Uncited articles: the dark matter of scientific literatureΒΆ

The story goes like this: when you are doing your research and you get awesome results, you write a paper and you publish your results in a scientific journal. With time, other researchers cite your work in their papers as they use your awesome results for further advancement of science. Like grains of sand forming a sandcastle, small and big contributions have been piling up basically since the foundations of the first scientific societies, linked by a vast network of citations. However, sometimes things don’t quite work that way. Instead, you favorite published paper lingers in the literature without garnering a single citation, until it gets buried in the scientific literature, never to be cited.

Now, to be fair, lack of citations does not mean lack of impact. At least in my own limited experience, I have not seen a perfect correlation between the times a paper is cited and peer recognition: some papers with tons of citations don’t seem to register, and people have approached me to talk about results that have been cited just a handful of times, if any. Still, citations are used in many metrics to quantify scientific excellence (impact_factor, h-index ) and they are part of our reality as researchers.

There are four things that I find interesting about uncited papers:

  • They have passed a peer review process and the editor filter, which means that they should fit within the scope of a journal and be as free of errors as other papers, and yet no-one got to cite them. Is there anything that makes these papers special?
  • The fact that they don’t have a single citation means that not even the authors have cited them, something that I find remarkable given the prevalence of self-citations.
  • Uncited articles are the equivalent of dark matter in scientific research, they count to the total tally of published papers, yet they are disconnected from the rest of the scientific literature, at least citationwise. The difference with dark matter is that we can actually count how prevalent they are.
  • Uncited articles do not seem to fit the current picture of citations in the scientific literature.

In 2008 a nice paper was published in PNAS on the universality of citation distribution across different disciplines: different research fields cite at a different rate. Some areas are “heavy citers” and a paper can contain more than 50 references. Consequently, the average paper in that discipline has been cited many times. In other disciplines, the average number of citations can be much lower. What they found is that if you normalize the data, different disciplines fall into a sort of universal curve that follows the log-normal distribution.

../_images/PRB2006.png

So I got curious, and I decided to check this by myself. I took all the articles published in Physical Review B in 2006 and plotted the number of articles as a function of the number of times that they have been cited. That’s the data shown in the figure above. Along with the data, I have included in the figure the predictions of two models: one is the lognormal distribution mentioned in the PNAS article, and the second is the Poisson distribution.

The Poisson distribution is the distribution that would be expected if all the articles were equally likely to be cited. It is clear that in reality things work differently, as evidenced by the total disagreement with the data.
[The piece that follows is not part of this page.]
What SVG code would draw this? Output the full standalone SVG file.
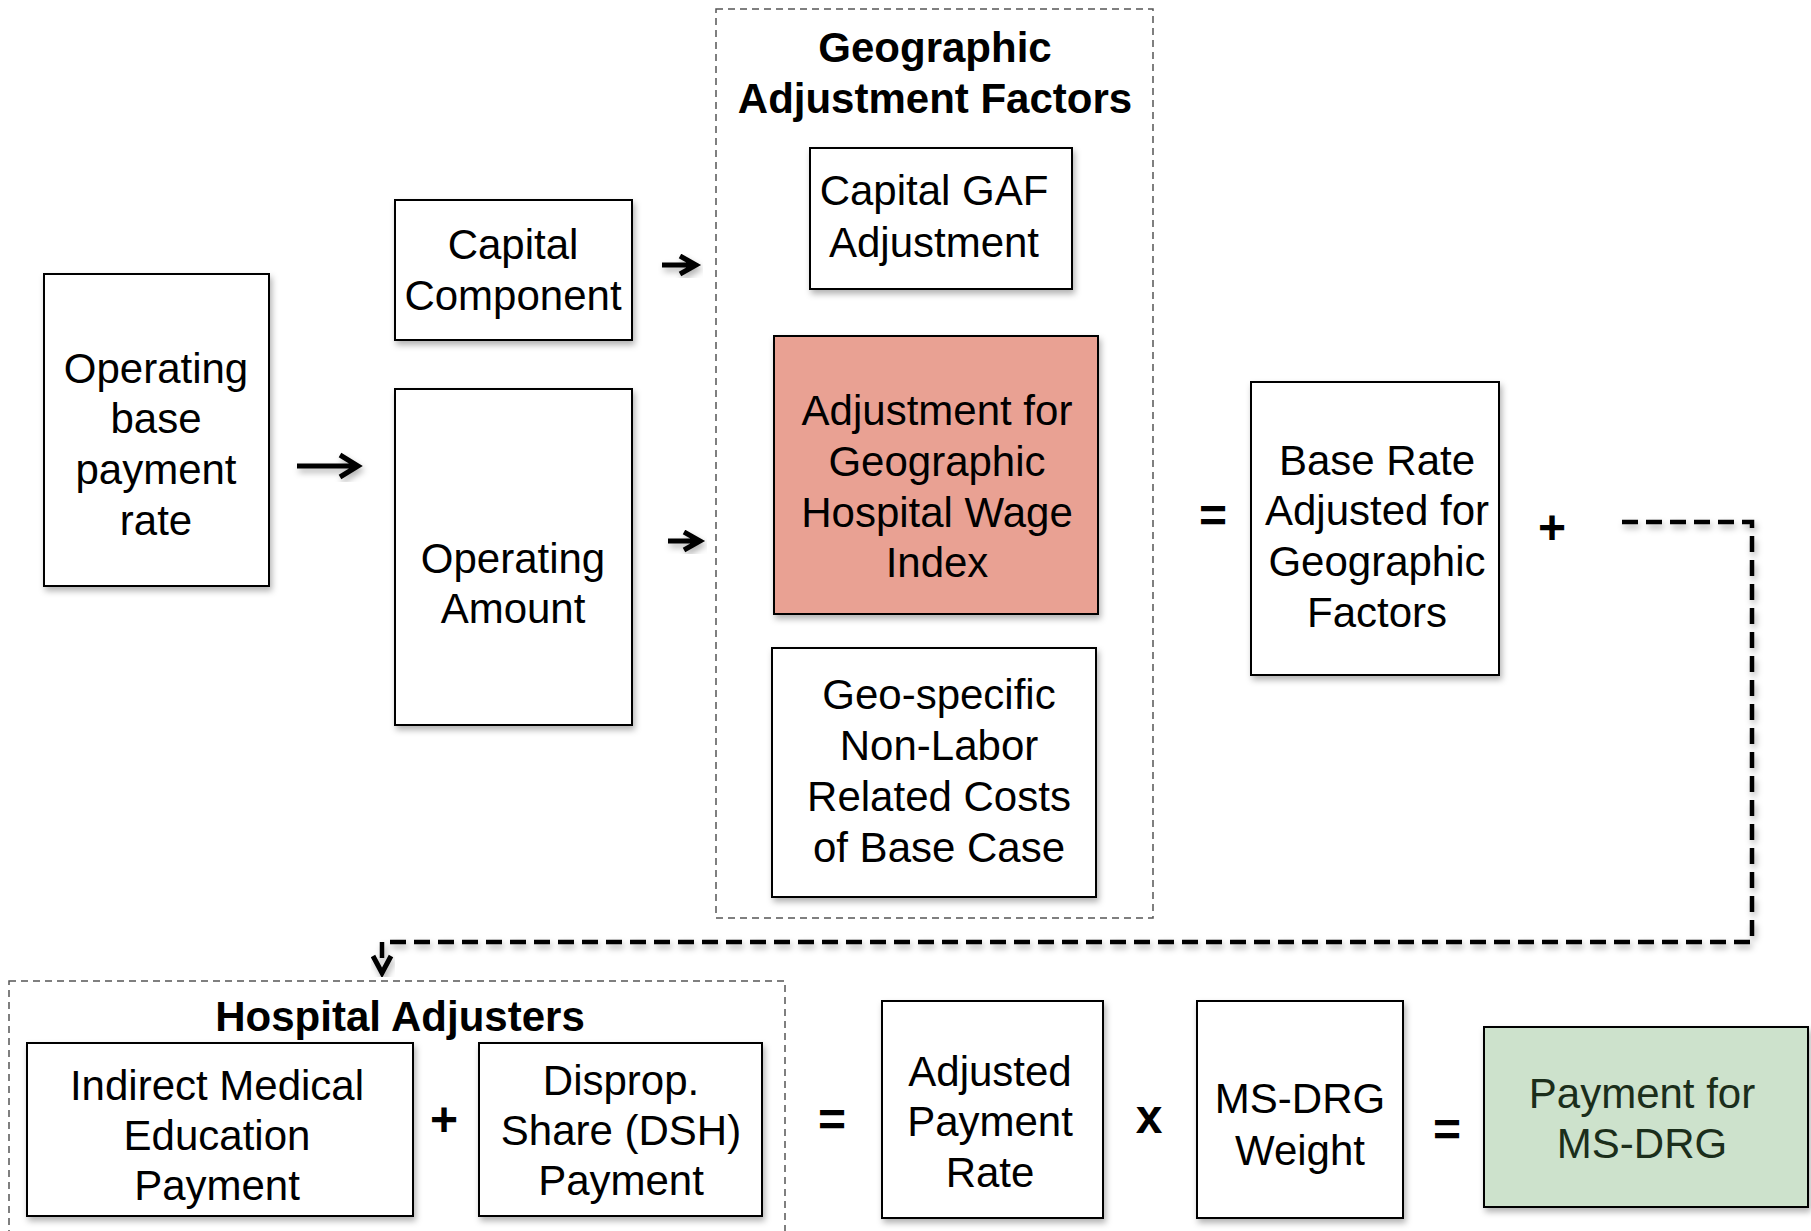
<svg xmlns="http://www.w3.org/2000/svg" width="1811" height="1231" viewBox="0 0 1811 1231">
<defs>
<filter id="sh" x="-10%" y="-10%" width="130%" height="130%">
<feDropShadow dx="2" dy="4" stdDeviation="3" flood-color="#000" flood-opacity="0.3"/>
</filter>
</defs>
<style>
.box{fill:#fff;stroke:#000;stroke-width:2;filter:url(#sh)}
.t{font-family:"Liberation Sans",Arial,sans-serif;font-size:42px;fill:#000;text-anchor:middle}
.b{font-family:"Liberation Sans",Arial,sans-serif;font-size:42px;font-weight:bold;fill:#000;text-anchor:middle}
.op{font-family:"Liberation Sans",Arial,sans-serif;font-size:48px;font-weight:bold;fill:#000;text-anchor:middle}
.grp{fill:none;stroke:#555;stroke-width:1.5;stroke-dasharray:7 5}
.arr{fill:none;stroke:#000;stroke-width:5;stroke-linecap:butt;stroke-linejoin:miter;filter:url(#sh)}
</style>
<rect width="1811" height="1231" fill="#fff"/>

<g id="geo-group">
<rect class="grp" x="716" y="9" width="437" height="909"/>
<text class="b"><tspan x="935" y="62">Geographic</tspan><tspan x="935" y="113">Adjustment Factors</tspan></text>
</g>
<g id="hosp-group">
<rect class="grp" x="9" y="981" width="776" height="270"/>
<text class="b" x="400" y="1031">Hospital Adjusters</text>
</g>

<g id="n-opbase">
<rect class="box" x="44" y="274" width="225" height="312"/>
<text class="t"><tspan x="156" y="383">Operating</tspan><tspan x="156" y="433">base</tspan><tspan x="156" y="484">payment</tspan><tspan x="156" y="535">rate</tspan></text>
</g>
<g id="n-capcomp">
<rect class="box" x="395" y="200" width="237" height="140"/>
<text class="t"><tspan x="513" y="259">Capital</tspan><tspan x="513" y="310">Component</tspan></text>
</g>
<g id="n-opamt">
<rect class="box" x="395" y="389" width="237" height="336"/>
<text class="t"><tspan x="513" y="573">Operating</tspan><tspan x="513" y="623">Amount</tspan></text>
</g>
<g id="n-capgaf">
<rect class="box" x="810" y="148" width="262" height="141"/>
<text class="t"><tspan x="934" y="205">Capital GAF</tspan><tspan x="934" y="257">Adjustment</tspan></text>
</g>
<g id="n-wage">
<rect class="box" x="774" y="336" width="324" height="278" style="fill:#E9A193"/>
<text class="t"><tspan x="937" y="425">Adjustment for</tspan><tspan x="937" y="476">Geographic</tspan><tspan x="937" y="527">Hospital Wage</tspan><tspan x="937" y="577">Index</tspan></text>
</g>
<g id="n-nonlabor">
<rect class="box" x="772" y="648" width="324" height="249"/>
<text class="t"><tspan x="939" y="709">Geo-specific</tspan><tspan x="939" y="760">Non-Labor</tspan><tspan x="939" y="811">Related Costs</tspan><tspan x="939" y="862">of Base Case</tspan></text>
</g>
<g id="n-baserate">
<rect class="box" x="1251" y="382" width="248" height="293"/>
<text class="t"><tspan x="1377" y="475">Base Rate</tspan><tspan x="1377" y="525">Adjusted for</tspan><tspan x="1377" y="576">Geographic</tspan><tspan x="1377" y="627">Factors</tspan></text>
</g>
<g id="n-ime">
<rect class="box" x="27" y="1043" width="386" height="173"/>
<text class="t"><tspan x="217" y="1100">Indirect Medical</tspan><tspan x="217" y="1150">Education</tspan><tspan x="217" y="1200">Payment</tspan></text>
</g>
<g id="n-dsh">
<rect class="box" x="479" y="1043" width="283" height="173"/>
<text class="t"><tspan x="621" y="1095">Disprop.</tspan><tspan x="621" y="1145">Share (DSH)</tspan><tspan x="621" y="1195">Payment</tspan></text>
</g>
<g id="n-adjrate">
<rect class="box" x="882" y="1001" width="221" height="217"/>
<text class="t"><tspan x="990" y="1086">Adjusted</tspan><tspan x="990" y="1136">Payment</tspan><tspan x="990" y="1187">Rate</tspan></text>
</g>
<g id="n-weight">
<rect class="box" x="1197" y="1001" width="206" height="217"/>
<text class="t"><tspan x="1300" y="1113">MS-DRG</tspan><tspan x="1300" y="1165">Weight</tspan></text>
</g>
<g id="n-payment">
<rect class="box" x="1484" y="1027" width="324" height="180" style="fill:#CDE2CC"/>
<text class="t" style="fill:#1b2e1b"><tspan x="1642" y="1108">Payment for</tspan><tspan x="1642" y="1158">MS-DRG</tspan></text>
</g>

<g id="operators">
<text class="op" x="1213" y="532">=</text>
<text class="op" x="1552" y="544">+</text>
<text class="op" x="444" y="1136">+</text>
<text class="op" x="832" y="1136">=</text>
<text class="op" x="1149" y="1133">x</text>
<text class="op" x="1447" y="1146">=</text>
</g>

<g id="connectors">
<path class="arr" d="M297,466 L357,466 M340,455 L358,466 L340,477"/>
<path class="arr" d="M662,265 L695,265 M680,256 L696,265 L680,274"/>
<path class="arr" d="M668,541 L699,541 M684,532 L700,541 L684,550"/>
<path d="M1622,522 L1752,522 L1752,942 L382,942 L382,962" fill="none" stroke="#000" stroke-width="4.5" stroke-dasharray="16 8" filter="url(#sh)"/>
<path d="M373,956 L382,973 L391,956" fill="none" stroke="#000" stroke-width="5" stroke-linejoin="miter" filter="url(#sh)"/>
</g>
</svg>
The lognormal distribution, however, is able to reproduce the trend very well for the long tail. The simplest model that is consistent with a lognormal distribution is one in which the number of citations grows at a rate that is proportional to the number of citations already accumulated (this implies that the percent growth rate, relative increase in citations with respect to the total number of citations is independent on the number of citations garnered by the article). In other words, citations call more citations. The accumulation rate itself depends on how interesting is the paper, and the lognormal distribution is obtained if one assumes that the “interest” in a given article is normally distributed around an “average interest”. This is a simplified version of Gibrat’s law. I am not saying that this is what happens in real life, simply that the data taken by itself is consistent with this simple model. But more interestingly, the lognormal distribution fails to predict the behavior for low number of cites. It predicts that the number of articles cited zero times is zero, when from the plot it is clear that it is not the case.

As of early July 2013, 3% of the articles published in Physical Review B in 2006 have not been cited any single time, at least according to Web of Science. That does not seem much, but Physical Review B is a journal with a reasonable impact factor. So how does this number change across different journals? In order to do so, I decided to set on a discipline, in this case Applied Physics as defined by Web of Science.

../_images/uncited_if.png

In the figure above, I have plotted the percent of uncited articles in the Applied Physics Category, as a function of the impact factor of the scientific journal in which it was published (I took articles published in 2006 again for that plot). First of all, the fraction of uncited articles shoots up to more than 20% for low impact factor journals. Visually the correlation between the two is also apparent. Curiously enough, a Pearson coefficient of approximately -0.75 is observed when one correlates the percent of uncited articles with the log of the impact factor, rather than the impact factor itself. This is consistent with an exponential probability model with the impact factor, which probably is acting here as a proxy for the average “interest” of an article published in a given journal.

So yes, there are a bunch of uncited articles floating around the scientific literature, waiting to be cited. And if one thinks that this is a consequence of the explosion in the number of articles in the scientific literature in recent years, think twice: if you go to the first issue of Physical Reviews from 1894, you three of the five articles published in that first issue failed to be cited by any paper in any APS journal. Their titles? On the relation betweeen the lengths of the yard and the meter, The critical current density for copper deposition and the absolute velocity of migration of copper ions, and Geometrical proof of the three-ammeter method of measuring power.